Over time, Blaichman's unit increased in size. They were joined by refugees from Markuszow and expanded to sixty fighters. In the spring of 1943, Blaichman encountered Samuel Gruber. Gruber's group consisted of men who had fought in the Polish Army and knew how to use explosives and mines. The two groups joined together and became a more effective fighting force. By September 1943, the communist People's Army realized that the Blaichman and Gruber groups could be a dependable ally in the fight against the Germans and provided them with supplies that had been parachuted in by the Soviet air force. Now equipped with hand grenades, explosives, land mines, machine guns, and ammunition, the group could be even more successful in fighting the Germans.

In 1944, Blaichman's group received an order from the People's Army to move east and join forces with another Jewish partisan unit in the Parczew area commanded by Yechiel Grynszpan. Gruber was appointed deputy commander and Blaichman, at the age of 21, became the unit's youngest platoon commander. In July 1944, the Soviet Red Army advanced from the east and entered the Parczew forest. Also that month, Lublin was taken from the Germans by the Soviets, and Blaichman's partisan group entered the city.

Near the end of the war and immediately afterward (April to 19 July 1945) he has worked for the Polish communist secret police (Office of Public Security), as the temporary head of the Department of Prisons and Camps (Wydział Więzień i Obozów) in the Kielce's Voivode Office of Public Security (Wojewódzki Urząd Bezpieczeństwa Państwowego, WUBP).

After the war, Blaichman married Cesia Pomeranc, who had also lived in the Parczew area, and six years later they settled in the United States; Blaichman found work as a builder in New York.

Blaichman published a memoir in November 2009, Rather Die Fighting: A Memoir of World War II. In August 2010, a Polish translation, Wolę zginąć walcząc. Wspomnienia z II wojny światowej, was released in Poland.

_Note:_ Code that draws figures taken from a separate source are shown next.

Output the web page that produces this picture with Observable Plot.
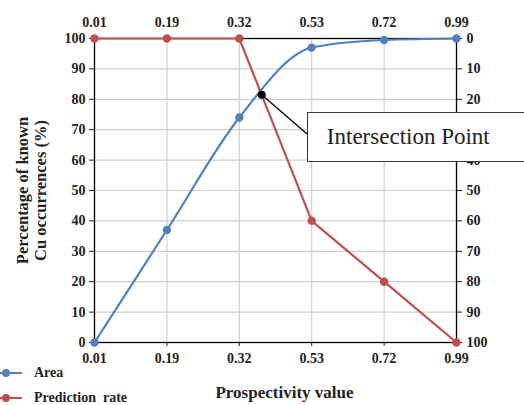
<!DOCTYPE html>
<html>
<head>
<meta charset="utf-8">
<script src="https://cdn.jsdelivr.net/npm/d3@7"></script>
<script src="https://cdn.jsdelivr.net/npm/@observablehq/plot@0.6"></script>
<style>
  html, body { margin: 0; padding: 0; background: #fff; }
  #wrap { position: relative; width: 524px; height: 405px; overflow: hidden; }
  #callout { position: absolute; background: #fff; border: 1px solid #3a3a3a; box-sizing: border-box;
    font-family: "Liberation Serif", serif; font-size: 23px; color: #222; padding-left: 19px; line-height: 48px; white-space: nowrap; }
  #legend { position: absolute; left: 0; top: 360px; font-family: "Liberation Serif", serif; font-weight: bold; font-size: 14px; color: #222; }
  #legend div { display: flex; align-items: center; height: 25px; }
  #legend svg { margin-right: 12px; }
</style>
</head>
<body>
<div id="wrap"></div>
<script>
const categories = ["0.01", "0.19", "0.32", "0.53", "0.72", "0.99"];
const area = [0, 37, 74, 97, 99.5, 100];
const predictionRate = [0, 0, 0, 60, 80, 100]; // read on the reversed right axis
const yTicks = [0, 10, 20, 30, 40, 50, 60, 70, 80, 90, 100];
const intersection = [{x: 2.31, y: 81.5}];
const calloutAnchor = [{x: 2.94, y: 68.5}];
const calloutText = "Intersection Point";

const blue = "#4f81bd";
const red = "#c0504d";
const idx = categories.map((_, i) => i);
const areaData = categories.map((c, i) => ({i, v: area[i]}));
const predData = categories.map((c, i) => ({i, v: 100 - predictionRate[i]}));
const leader = intersection.map((p, k) => ({x1: p.x, y1: p.y, x2: calloutAnchor[k].x, y2: calloutAnchor[k].y}));

const plot = Plot.plot({
  width: 524,
  height: 405,
  marginLeft: 94,
  marginRight: 68,
  marginTop: 38,
  marginBottom: 63,
  style: {fontFamily: "Liberation Serif, serif", fontSize: "14px", fontWeight: "bold", color: "#222", background: "transparent"},
  x: {domain: [0, 5]},
  y: {domain: [0, 100]},
  marks: [
    Plot.gridX(idx, {stroke: "#cfcfcf", strokeOpacity: 1, strokeWidth: 1.2}),
    Plot.gridY(yTicks, {stroke: "#cfcfcf", strokeOpacity: 1, strokeWidth: 1.2}),
    Plot.axisY(yTicks, {anchor: "left", tickSize: 5, tickPadding: 4, label: null}),
    Plot.axisY(yTicks, {anchor: "right", tickSize: 5, tickPadding: 5, tickFormat: d => 100 - d, label: null}),
    Plot.axisX(idx, {anchor: "top", tickSize: 0, tickPadding: 12, tickFormat: i => categories[i], label: null}),
    Plot.axisX(idx, {anchor: "bottom", tickSize: 4, tickPadding: 7, tickFormat: i => categories[i], label: null}),
    Plot.frame({stroke: "black", strokeWidth: 1.3}),
    Plot.text(["Percentage of known\nCu occurrences (%)"], {frameAnchor: "left", dx: -63, rotate: -90, textAnchor: "middle", lineAnchor: "middle", fontSize: 16.5, fontWeight: "bold", lineHeight: 1.1}),
    Plot.text(["Prospectivity value"], {frameAnchor: "bottom", dx: 9, dy: 50, textAnchor: "middle", lineAnchor: "middle", fontSize: 17, fontWeight: "bold"}),
    Plot.line(areaData, {x: "i", y: "v", stroke: blue, strokeWidth: 2.2, curve: "monotone-x"}),
    Plot.dot(areaData, {x: "i", y: "v", fill: blue, r: 4.2}),
    Plot.line(predData, {x: "i", y: "v", stroke: red, strokeWidth: 2.2}),
    Plot.dot(predData, {x: "i", y: "v", fill: red, r: 4.2}),
    Plot.link(leader, {x1: "x1", y1: "y1", x2: "x2", y2: "y2", stroke: "black", strokeWidth: 1.3}),
    Plot.dot(intersection, {x: "x", y: "y", fill: "black", r: 4})
  ]
});

const wrap = document.getElementById("wrap");
wrap.appendChild(plot);

const sx = plot.scale("x"), sy = plot.scale("y");
const box = document.createElement("div");
box.id = "callout";
box.textContent = calloutText;
const bx = sx.apply(calloutAnchor[0].x), by = sy.apply(calloutAnchor[0].y);
box.style.left = bx + "px";
box.style.top = (by - 22) + "px";
box.style.width = (524 - bx + 5) + "px";
box.style.height = "50px";
wrap.appendChild(box);

const legendItems = [{label: "Area", color: blue}, {label: "Prediction  rate", color: red}];
const legend = document.createElement("div");
legend.id = "legend";
for (const it of legendItems) {
  const row = document.createElement("div");
  row.innerHTML = `<svg width="22" height="10"><line x1="0" y1="5" x2="22" y2="5" stroke="${it.color}" stroke-width="2"/><circle cx="6" cy="5" r="4" fill="${it.color}"/></svg><span style="white-space:pre">${it.label}</span>`;
  legend.appendChild(row);
}
wrap.appendChild(legend);
</script>
</body>
</html>
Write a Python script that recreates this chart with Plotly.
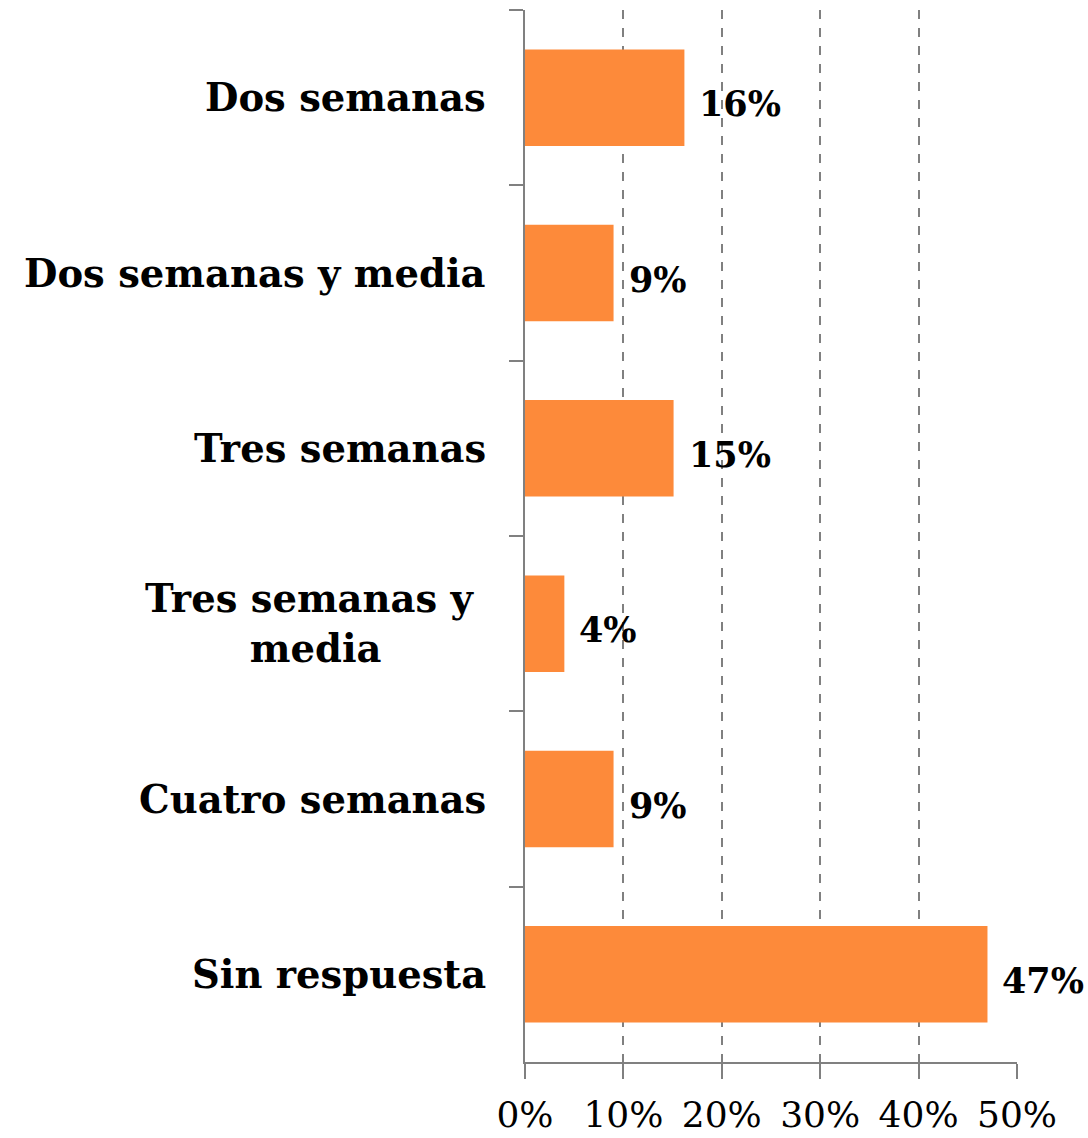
import plotly.graph_objects as go

categories = ["Dos semanas", "Dos semanas y media", "Tres semanas",
              "Tres semanas y media", "Cuatro semanas", "Sin respuesta"]
cat_labels = ["Dos semanas", "Dos semanas y media", "Tres semanas",
              "Tres semanas y <br>media", "Cuatro semanas", "Sin respuesta"]
values = [16.2, 9.0, 15.1, 4.0, 9.0, 47.0]
value_labels = ["16%", "9%", "15%", "4%", "9%", "47%"]
tick_vals = [0, 10, 20, 30, 40, 50]
tick_text = ["0%", "10%", "20%", "30%", "40%", "50%"]

FONT = "DejaVu Serif"
AXIS = "#808080"
BAR = "#FD8A3A"

fig = go.Figure(go.Bar(
    y=categories, x=values, orientation="h",
    marker=dict(color=BAR, line=dict(width=0)),
    hoverinfo="skip",
))

annotations = []
for c, lab in zip(categories, cat_labels):
    annotations.append(dict(
        xref="paper", yref="y", x=0, y=c, xanchor="right", yanchor="middle",
        xshift=-37, text=lab, showarrow=False, align="center",
        font=dict(family=FONT, size=38.5, color="#000000", weight="bold"),
    ))
for c, v, t in zip(categories, values, value_labels):
    annotations.append(dict(
        xref="x", yref="y", x=v, y=c, xanchor="left", yanchor="middle",
        xshift=13, yshift=-6, text=t, showarrow=False,
        font=dict(family=FONT, size=35, color="#000000", weight="bold"),
    ))

fig.update_layout(
    width=1088, height=1138,
    margin=dict(l=525, r=71, t=10, b=76, autoexpand=False),
    paper_bgcolor="white", plot_bgcolor="white",
    bargap=0.45, showlegend=False,
    annotations=annotations,
    xaxis=dict(
        range=[0, 50], tickvals=tick_vals, ticktext=tick_text,
        showgrid=True, gridcolor=AXIS, griddash="dash", gridwidth=1.5,
        zeroline=False, showline=True, linecolor=AXIS, linewidth=2,
        ticks="outside", ticklen=15, tickwidth=2, tickcolor=AXIS,
        ticklabelstandoff=5, automargin=False,
        tickfont=dict(family=FONT, size=36, color="#000000"),
    ),
    yaxis=dict(
        autorange="reversed", showticklabels=False,
        showgrid=False, zeroline=False, showline=True,
        linecolor=AXIS, linewidth=2, automargin=False,
        ticks="outside", tickson="boundaries", ticklen=14,
        tickwidth=2, tickcolor=AXIS,
    ),
)

fig.write_html("out.html", config={"displayModeBar": False},
               post_script="document.body.style.margin='0';")
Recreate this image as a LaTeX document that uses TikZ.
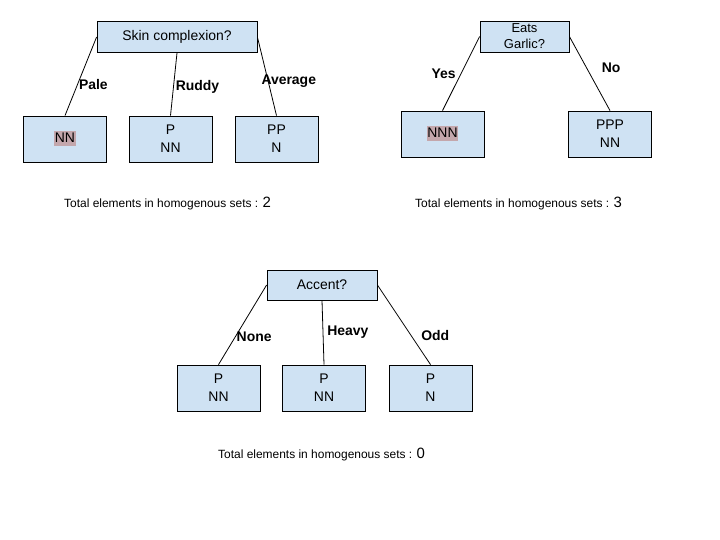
\documentclass[tikz,border=0pt]{standalone}
\usepackage{fontspec}
\setmainfont{Liberation Sans}
\definecolor{boxblue}{HTML}{CFE2F3}
\definecolor{hlpink}{HTML}{C4A7AC}
\newcommand{\hlset}[1]{{\setlength{\fboxsep}{0.5bp}\colorbox{hlpink}{\rule[-3bp]{0pt}{14bp}#1}}}

\begin{document}
\begin{tikzpicture}[
    x=1bp, y=-1bp,
    question/.style={draw, fill=boxblue, line width=0.8bp, minimum height=31bp, inner sep=1bp, align=center, font=\fontsize{14}{16}\selectfont},
    leaf/.style={draw, fill=boxblue, line width=0.8bp, minimum width=83bp, minimum height=46bp, inner sep=1bp, align=center, font=\fontsize{14}{18}\selectfont},
    edge/.style={line width=0.8bp, black},
    lbl/.style={font=\fontsize{14}{16}\selectfont\bfseries, inner sep=1bp},
    total/.style={anchor=base west, inner sep=0pt, font=\fontsize{12}{14}\selectfont}
  ]
  \useasboundingbox (0,0) rectangle (720,540);

  % skin complexion
  \node[question, minimum width=160bp] (skin) at (177,37) {Skin complexion?};
  \node[leaf] (skinpale)  at (65,139)    {\hlset{NN}};
  \node[leaf] (skinruddy) at (170.5,139) {P\\NN};
  \node[leaf] (skinavg)   at (276.5,139) {PP\\N};

  \draw[edge] (skin.west)  -- (skinpale.north)  node[pos=.6, right, lbl]        (lpale)  {Pale};
  \draw[edge] (skin.south) -- (skinruddy.north) node[pos=.55, right=1bp, lbl]   (lruddy) {Ruddy};
  \draw[edge] (skin.east)  -- (skinavg.north)   node[pos=.56, right=-8bp, lbl]  (lavg)   {Average};

  \node[total] (skintotal) at (64,208) {Total elements in homogenous sets : {\fontsize{15}{15}\selectfont 2}};

  % eats garlic
  \node[question, minimum width=89bp, font=\fontsize{13}{16}\selectfont] (garlic) at (524.5,36.5) {Eats\\Garlic?};
  \node[leaf] (garlicyes) at (442.5,134) {\hlset{NNN}};
  \node[leaf] (garlicno)  at (610,134)   {PPP\\NN};

  \draw[edge] (garlic.west) -- (garlicyes.north) node[pos=.5, left=4bp, lbl]   (lyes) {Yes};
  \draw[edge] (garlic.east) -- (garlicno.north)  node[pos=.42, right=14bp, lbl] (lno)  {No};

  \node[total] (garlictotal) at (415,208) {Total elements in homogenous sets : {\fontsize{15}{15}\selectfont 3}};

  % accent
  \node[question, minimum width=110bp, minimum height=30bp] (accent) at (322,285) {Accent?};
  \node[leaf] (accnone)  at (218.5,388) {P\\NN};
  \node[leaf] (accheavy) at (324,388)   {P\\NN};
  \node[leaf] (accodd)   at (430.5,388) {P\\N};

  \draw[edge] (accent.west)  -- (accnone.north)  node[pos=.65, right, lbl]     (lnone)  {None};
  \draw[edge] (accent.south) -- (accheavy.north) node[pos=.5, right=3bp, lbl]  (lheavy) {Heavy};
  \draw[edge] (accent.east)  -- (accodd.north)   node[pos=.63, right=9bp, lbl] (lodd)   {Odd};

  \node[total] (accenttotal) at (218,458) {Total elements in homogenous sets : {\fontsize{15}{15}\selectfont 0}};
\end{tikzpicture}
\end{document}
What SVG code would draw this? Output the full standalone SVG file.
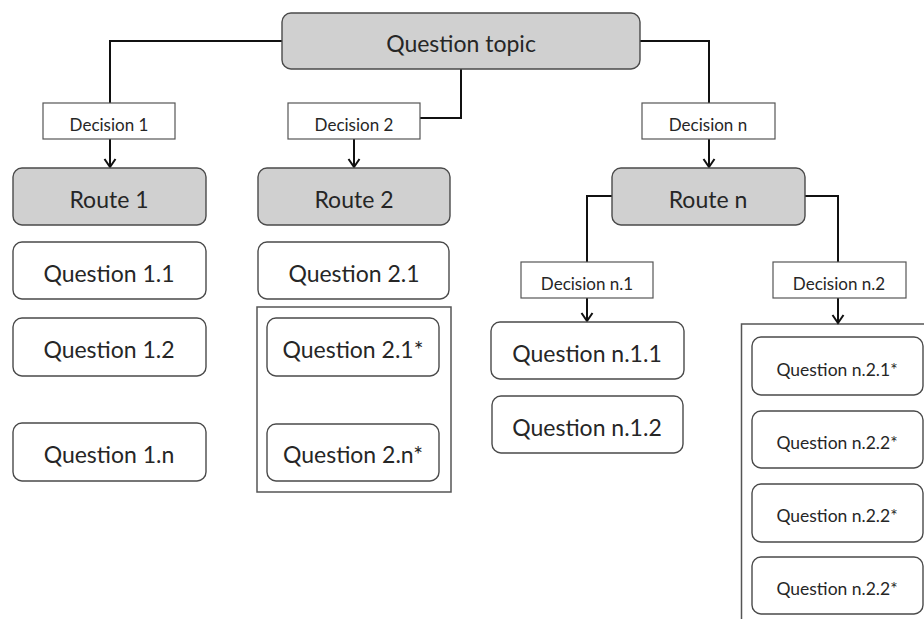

The book has been described as controversial in Poland, where it has led to a number of controversies.

He died in Manhattan on 27 December 2018, aged 96.

==Controversy==
Following the publication of his memoir in Poland, some parts of his account, particularly related to his and his unit interactions with the Home Army, have proven to be controversial. Stanisław Aronson, a former Polish-Jewish officer of the AK, called the charges made in the book against the Home Army "absurd", a view which has been endorsed by historians Jan Żaryn and Waldemar Paruch. In turn, Blaichman portrayal of his activities in communist resistance has been questioned, and it has been alleged that he was a member of a criminal gang associated with communist Gwardia Ludowa which focused on forcefully obtaining provisions from the local populace and clashed with the Polish resistance. Perhaps most controversially, Blaichman also mentions that at one point he shot dead two AK soldiers, which has led to demands for this case to be investigated by the authorities. The spokesman for the Polish Institute of National Remembrance has declared that Blaichman's book will be investigated to determine whether he is guilty of communist crimes. The case was described as still open as of February 2019.

In 2019 the US Secretary of State, Mike Pompeo, praised Blaichman in his speech in Poland as an exemplary "Polish survivor who settled in the USA and achieved an American dream", which was described by Polish press as a political blunder, given Blaichman's controversial association with the communist security apparatus.